# What Amateur Sport is All About



## Smokin Joe (14 Jan 2022)

My type of guy, loads of guts, no glory but a true cyclist -

https://www.cyclingweekly.com/news/...ove-box-one-farmers-national-hill-climb-story


----------



## Ian H (14 Jan 2022)

I think that is the same person who rode our hill-climb a few years ago. A bit of a character.


----------



## Ian H (14 Jan 2022)

Ian H said:


> I think that is the same person who rode our hill-climb a few years ago. A bit of a character.


No it isn't. There's more than one of them about.
_Mr Rowe_


----------



## DCLane (14 Jan 2022)

He'll probably be doing the Old Shoe in Wales this year in exactly the same way - https://www.cyclingtimetrials.org.uk/race-details/23349

We'll be there


----------



## Toshiba Boy (16 Jan 2022)

They make 'em tough down here in West Zummerzet, especially the Exmoor farmers


----------



## Ming the Merciless (16 Jan 2022)

Toshiba Boy said:


> They make 'em tough down here in West Zummerzet, especially the Exmoor farmers



Exmare is in Zummerzet?


----------



## ColinJ (16 Jan 2022)

Ming the Merciless said:


> Exmare is in Zummerzet?


That surprised me when I cycled over it... Most of it - yes!

The rest of it is North Devon.


----------



## Toshiba Boy (17 Jan 2022)

Ming the Merciless said:


> Exmare is in Zummerzet?


Indeed, about two-thirds of it.

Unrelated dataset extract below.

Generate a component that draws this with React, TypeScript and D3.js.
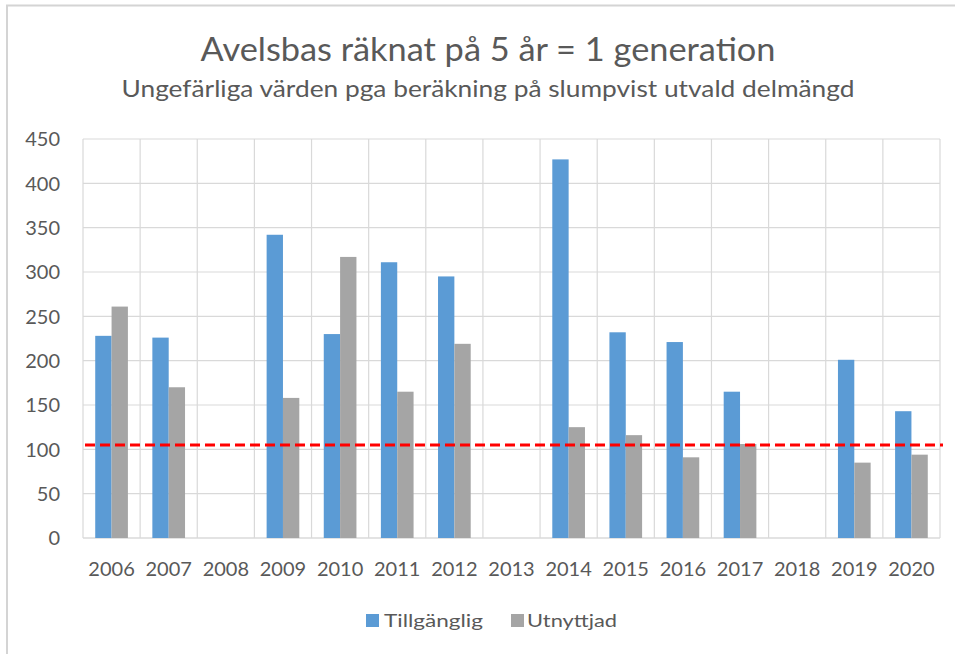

Most people think of Somerset being the levels they drive through on the M5 on their way down to Devon and Cornwall. Some of the toughest climbs in the country here in West Somerset


----------



## Ming the Merciless (17 Jan 2022)

Toshiba Boy said:


> Indeed, about two-thirds of it. Most people think of Somerset being the levels they drive through on the M5 on their way down to Devon and Cornwall. Some of the toughest climbs in the country here in West Somerset



I always thought it was Devon. Well there you go, learn something new every day.


----------



## cougie uk (17 Jan 2022)

Blimey 8 hours of driving for under 5 minutes of hell. Rather him than me !


----------



## Toshiba Boy (17 Jan 2022)

Ming the Merciless said:


> I always thought it was Devon. Well there you go, learn something new every day.


Ming, before I moved down here 16 years ago (being a Midlands boy) I thought exactly the same.


----------